Les directeurs RSE ont des profils, des parcours, des cursus académiques et même des missions très variés. En revanche, leur rôle principal est le même pour tous : convaincre les dirigeants de leur entreprise d’agir face au dérèglement climatique.
Dans un article publié en novembre 2023, le journal Le Figaro, en collaboration avec le cabinet de conseil Segalen+Associés, a dressé le portrait des directeurs RSE des entreprises du CAC40 en étudiant des caractéristiques telles que leurs fonctions actuelles et précédentes, leur cursus académique ou encore leur ancienneté dans l’entreprise.
Premièrement, la féminisation du métier est notable, puisque les deux tiers des directeurs RSE sont des femmes. Cette tendance s’explique en partie par la volonté d’intégrer davantage de femmes aux postes de direction. En outre, « les ressources humaines et la communication sont des domaines majoritairement féminins et, dans la mesure où la RSE constitue souvent un élargissement de ces missions, cela semble logique » explique Emmanuel Dufour, associé au sein du cabinet.
L’étude révèle également que la RSE est représentée dans 77 % des comités exécutifs des groupes du CAC40, ce qui démontre l’importance accordée à la RSE au plus haut niveau de la hiérarchie de l’entreprise.
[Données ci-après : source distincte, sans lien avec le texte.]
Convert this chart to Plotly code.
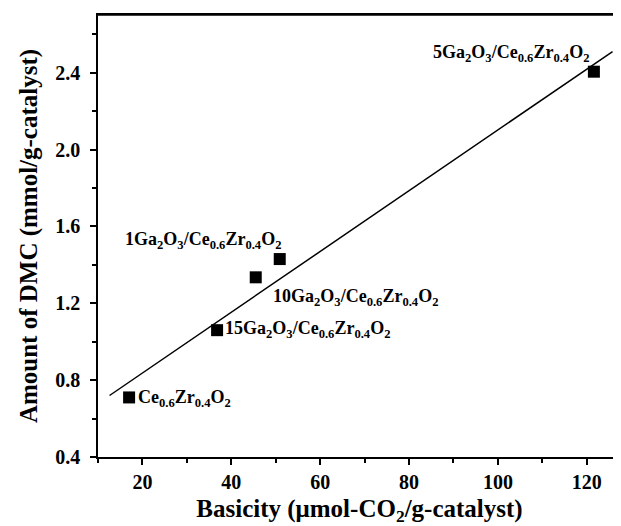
import plotly.graph_objects as go

# Data
basicity = [17.0, 36.8, 45.5, 50.9, 121.6]
dmc = [0.71, 1.06, 1.335, 1.43, 2.405]

fit_x = [12.6, 125.8]
fit_y = [0.72, 2.51]

labels = [
    "Ce<sub>0.6</sub>Zr<sub>0.4</sub>O<sub>2</sub>",
    "15Ga<sub>2</sub>O<sub>3</sub>/Ce<sub>0.6</sub>Zr<sub>0.4</sub>O<sub>2</sub>",
    "10Ga<sub>2</sub>O<sub>3</sub>/Ce<sub>0.6</sub>Zr<sub>0.4</sub>O<sub>2</sub>",
    "1Ga<sub>2</sub>O<sub>3</sub>/Ce<sub>0.6</sub>Zr<sub>0.4</sub>O<sub>2</sub>",
    "5Ga<sub>2</sub>O<sub>3</sub>/Ce<sub>0.6</sub>Zr<sub>0.4</sub>O<sub>2</sub>",
]
label_x = [18.6, 38.1, 49.0, 15.6, 120.9]
label_y = [0.706, 1.063, 1.23, 1.529, 2.50]
label_anchor = ["left", "left", "left", "left", "right"]

x_ticks = [20, 40, 60, 80, 100, 120]
y_ticks = [0.4, 0.8, 1.2, 1.6, 2.0, 2.4]

FONT = "Liberation Serif"

fig = go.Figure()
fig.add_trace(go.Scatter(x=fit_x, y=fit_y, mode="lines",
                         line=dict(color="black", width=1.5), showlegend=False))
fig.add_trace(go.Scatter(x=basicity, y=dmc, mode="markers",
                         marker=dict(symbol="square", size=12, color="black"),
                         showlegend=False))

for t, x, y, a in zip(labels, label_x, label_y, label_anchor):
    fig.add_annotation(x=x, y=y, text="<b>" + t + "</b>", showarrow=False,
                       xanchor=a, yanchor="middle",
                       font=dict(family=FONT, size=18, color="black"))

# top frame line of the plot box
fig.add_shape(type="line", xref="paper", yref="paper", x0=0, x1=1, y0=1, y1=1,
              line=dict(color="black", width=1.5))

fig.update_layout(
    width=613, height=518,
    margin=dict(l=90, r=0, t=7, b=69),
    paper_bgcolor="white", plot_bgcolor="white",
    font=dict(family=FONT, color="black"),
)
fig.update_xaxes(
    automargin=False,
    range=[10, 127.7], tickvals=x_ticks, ticktext=[str(v) for v in x_ticks],
    showgrid=False, zeroline=False, showline=True, linecolor="black", linewidth=1.5,
    mirror=True, ticks="outside", ticklen=6, tickwidth=1.5, tickcolor="black",
    minor=dict(tickvals=[10, 30, 50, 70, 90, 110], ticks="outside", ticklen=4, tickwidth=1.5, tickcolor="black"),
    tickfont=dict(family=FONT, size=20, color="black", weight="bold"),
    title=dict(text="Basicity (μmol-CO<sub>2</sub>/g-catalyst)", standoff=8,
               font=dict(family=FONT, size=25, color="black", weight="bold")),
)
fig.update_yaxes(
    automargin=False,
    range=[0.4, 2.7], tickvals=y_ticks, ticktext=["%.1f" % v for v in y_ticks],
    showgrid=False, zeroline=False, showline=True, linecolor="black", linewidth=1.5,
    ticks="outside", ticklen=6, tickwidth=1.5, tickcolor="black", ticklabelstandoff=6,
    minor=dict(tickvals=[0.6, 1.0, 1.4, 1.8, 2.2, 2.6], ticks="outside", ticklen=4, tickwidth=1.5, tickcolor="black"),
    tickfont=dict(family=FONT, size=20, color="black", weight="bold"),
    title=dict(text="Amount of DMC (mmol/g-catalyst)", standoff=11,
               font=dict(family=FONT, size=25, color="black", weight="bold")),
)

fig.write_html("out.html")
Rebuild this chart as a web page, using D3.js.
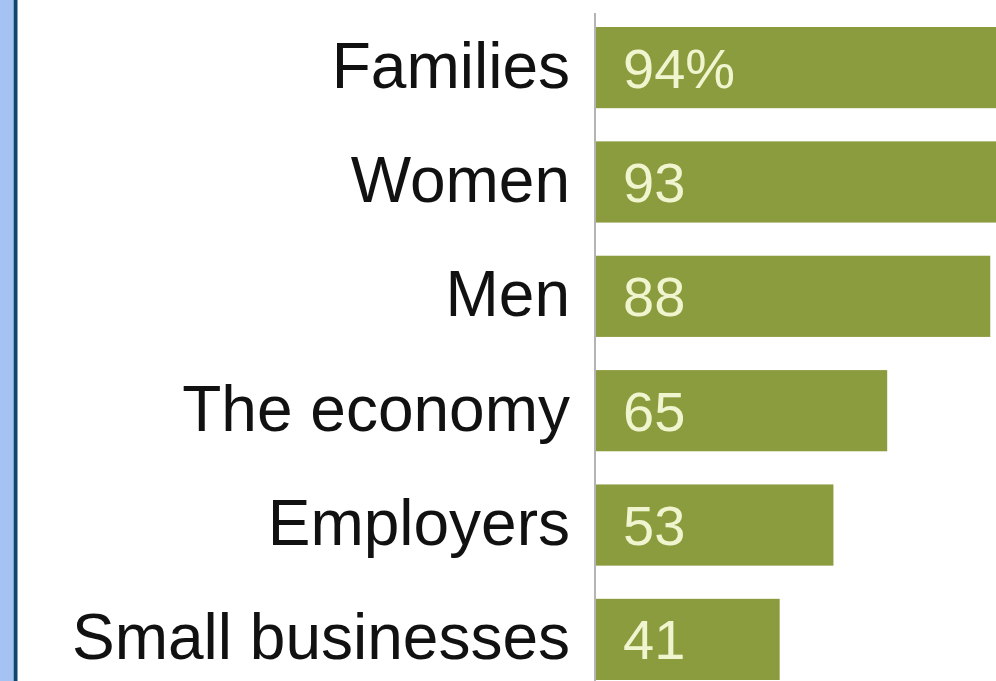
<!DOCTYPE html>
<html>
<head>
<meta charset="utf-8">
<script src="https://cdn.jsdelivr.net/npm/d3@7"></script>
<style>
  html, body { margin: 0; padding: 0; background: #fff; }
  svg { display: block; }
</style>
</head>
<body>
<svg id="chart"></svg>
<script>
const categories = ["Families", "Women", "Men", "The economy", "Employers", "Small businesses"];
const values = [94, 93, 88, 65, 53, 41];
const valueLabels = ["94%", "93", "88", "65", "53", "41"];

const width = 996;
const height = 681;

const svg = d3.select("#chart")
    .attr("width", width)
    .attr("height", height);

// left frame strip
svg.append("rect")
    .attr("x", 0).attr("y", 0)
    .attr("width", 14).attr("height", height)
    .attr("fill", "#a5c3f2");
svg.append("rect")
    .attr("x", 13).attr("y", 0)
    .attr("width", 1).attr("height", height)
    .attr("fill", "#7d9fcc");
svg.append("rect")
    .attr("x", 14).attr("y", 0)
    .attr("width", 3.5).attr("height", height)
    .attr("fill", "#0f466b");

const x = d3.scaleLinear()
    .domain([0, 100])
    .range([596, 1044]);

const y = d3.scaleBand()
    .domain(categories)
    .range([27, 680])
    .paddingInner(0.29)
    .paddingOuter(0);

svg.selectAll("rect.bar")
    .data(values)
    .join("rect")
    .attr("class", "bar")
    .attr("x", x(0))
    .attr("y", (d, i) => y(categories[i]))
    .attr("width", d => x(d) - x(0))
    .attr("height", y.bandwidth())
    .attr("fill", "#8b9c3f");

// vertical axis line
svg.append("line")
    .attr("x1", 595).attr("x2", 595)
    .attr("y1", 13).attr("y2", height)
    .attr("stroke", "#b4b4b4")
    .attr("stroke-width", 2);

// category labels
svg.selectAll("text.cat")
    .data(categories)
    .join("text")
    .attr("class", "cat")
    .attr("x", 570)
    .attr("y", d => y(d) + y.bandwidth() / 2 + 20)
    .attr("text-anchor", "end")
    .attr("font-family", "Liberation Sans, Arial, sans-serif")
    .attr("font-size", "64px")
    .attr("fill", "#111")
    .text(d => d);

// value labels
svg.selectAll("text.val")
    .data(valueLabels)
    .join("text")
    .attr("class", "val")
    .attr("x", x(0) + 27)
    .attr("y", (d, i) => y(categories[i]) + y.bandwidth() / 2 + 20)
    .attr("font-family", "Liberation Sans, Arial, sans-serif")
    .attr("font-size", "56px")
    .attr("fill", "#f0f5cf")
    .text(d => d);
</script>
</body>
</html>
Les directeurs de la RSE occupent fréquemment d’autres fonctions puisque 13 % d’entre eux gèrent la communication, 10 % les ressources humaines et 10 % la stratégie. « Dans l’industrie, (la RSE) touche l’opérationnel quand la décarbonation de l’activité est un chantier prioritaire. Elle sera alors plutôt une affaire d’ingénieurs. Mais c’est aussi un chantier pour les ressources humaines quand il s’agit d’apporter de la diversité, de l’inclusion et d’améliorer la marque employeur. » précise l’article du Figaro.
Une autre spécificité : il n’existe pas de fiche de poste précise, son contenu variant selon les entreprises et les secteurs. Cela explique en partie pourquoi 55 % des directeurs RSE du CAC40 ont obtenu leur poste via des promotions internes, les entreprises privilégiant la connaissance intrinsèque à l’expérience externe. Leurs parcours académiques sont également très variés (universités, écoles de commerce, écoles d’ingénieur) même si une majorité a étudié dans des institutions parisiennes notables.
Enfin, une autre caractéristique marquante est la nationalité étrangère que possède un quart des directeurs RSE du CAC40. « La RSE n’est pas une question propre à l’Hexagone donc il peut s’avérer intéressant de l’internationaliser pour l’enrichir de l’expertise développée ailleurs » ajoute Emmanuel Dufour.
Relayée par la directrice des Echos Le Parisien Evénement, Aziliz de Veyrinas, sur son compte Twitter en février 2023, la tribune de Fabrice Bonnifet, Directeur Développement Durable du Groupe Bouygues, insiste sur un élément. Malgré la diversité des parcours et des missions qui incombent aux directeurs RSE, ces derniers n’ont qu’un véritable rôle : dire la vérité et reconnaître les faits scientifiques incontestables en promouvant des modèles d’affaires contributifs respectueux des limites planétaires. Ils doivent en effet convaincre leur direction de reconfigurer les modèles d’affaires, d’anticiper les renoncements, de collaborer avec des partenaires et concurrents sur les alternatives possibles, d’utiliser le Green Deal comme levier positif en matière de production, et de mettre en place un système de management basé sur la confiance et la solidarité.
Fabrice Bonnifet remet en question l’idée d’un monde infini et souligne l’importance d’évaluer honnêtement l’impact des entreprises sur le climat et les risques géopolitiques. Il considère que, malgré les avertissements scientifiques, les responsables RSE ont échoué à sensibiliser les décideurs à propos de l’urgence climatique. Ils doivent maintenant remettre en cause les certitudes erronées sur le développement durable et transformer profondément les modèles d’affaires en persuadant les directions de faire preuve de sincérité et de cohérence.
« Chaque jour d’inaction rapproche l’humanité de seuils d’emballement qui rendront impossible l’adaptation de l’économie » prévient le Directeur Développement Durable du Groupe Bouygues. Ainsi, les responsables RSE doivent cesser de cautionner les discours conventionnels car, en période de crise, l’environnement et le social sont souvent sacrifiés pour favoriser l’économie à court terme. Il est crucial de dénoncer les illusions de la croissance verte et de reconnaître que la transition n’a pas réellement commencé. Enfin, les professionnels de la RSE doivent avoir le courage de soutenir des principes de bon sens, reconnaître les échecs post-Accord de Paris, et œuvrer pour mettre l’économie au service du vivant.